A friend of mine recommended ‘Story of Your Life’ by Ted Chiang. Aliens, called Heptapod because they have 7 limbs, come to the Earth, and a field linguist is dispatched to communicate with them. She has to learn their languages. They have a written language, called Heptapod B. Human written languages all have directions (left to right, right to left, up to down). Heptapod B has a circular shape, so it is impossible to tell which direction one should read sentences write in this language.
Directions mean sequence, and sequence means a linear concept of time: there are things that happened before (past), are happening now (present), and will happen later (future). Human written languages have directions, so humans think of time as linear and sequential.
The Heptapods’ written language is directionless, so their concept of time is non-linear. When one looks at the circle, one sees everything at once. Heptapods don’t see time as past first, present second, and future later. They see all past, present, and future at once. A simultaneous mode of thinking.
The main character, field linguist Dr. Louise Banks, learns Heptapod B and adopts Heptapods’ way of thinking. She can see the future: she will marry her colleague and bear a daughter. The daughter will die young.
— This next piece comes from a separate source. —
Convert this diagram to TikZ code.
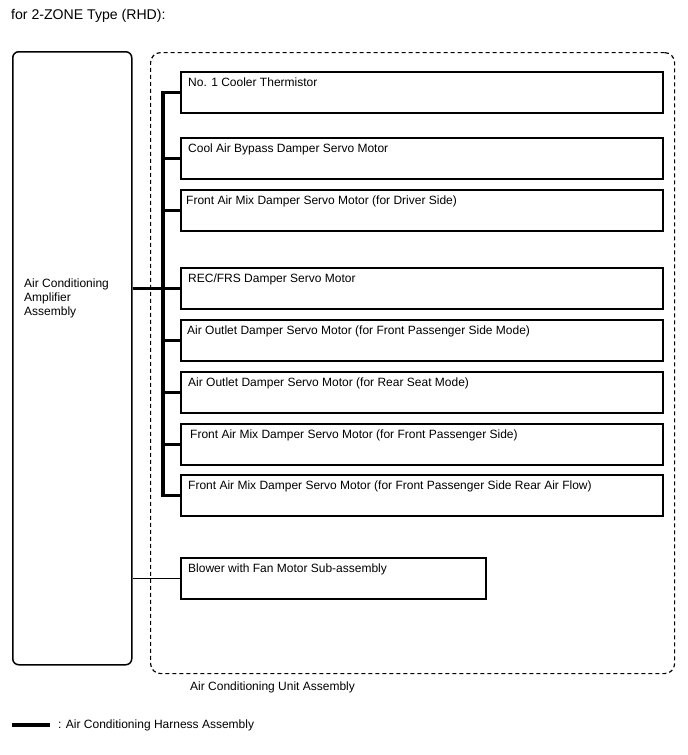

In linguistics, there’s this hypothesis, ‘one’s perceptions and feelings are determined by the languages one speaks’ (Sapir-Whorf hypothesis). There have been a lot of debates to what extent this hypothesis is true.
Has English done something to me that is similar to what Heptapod B has done to Dr. Banks?
5.
I once told a person that I wanted to learn all the languages of the United Nations, starting with Chinese. That wish has come to a halt. But sometimes I wonder, what if I spoke a third language? I am not happy these days. But I don’t want to use the word ‘sad’. It leaves out too much nuances. Maybe with the right words from a language that is neither Vietnamese nor English, I can pinpoint exactly my situation. Just as a ruler fails to measure a curve, English (or any single language) fails to catch the depth of the human mind. Maybe another language can help. Portuguese offers ‘saudade’ for my case.
Maybe even Portuguese or any other language cannot help. There are things words can’t describe.
Luckily besides words, we also have music.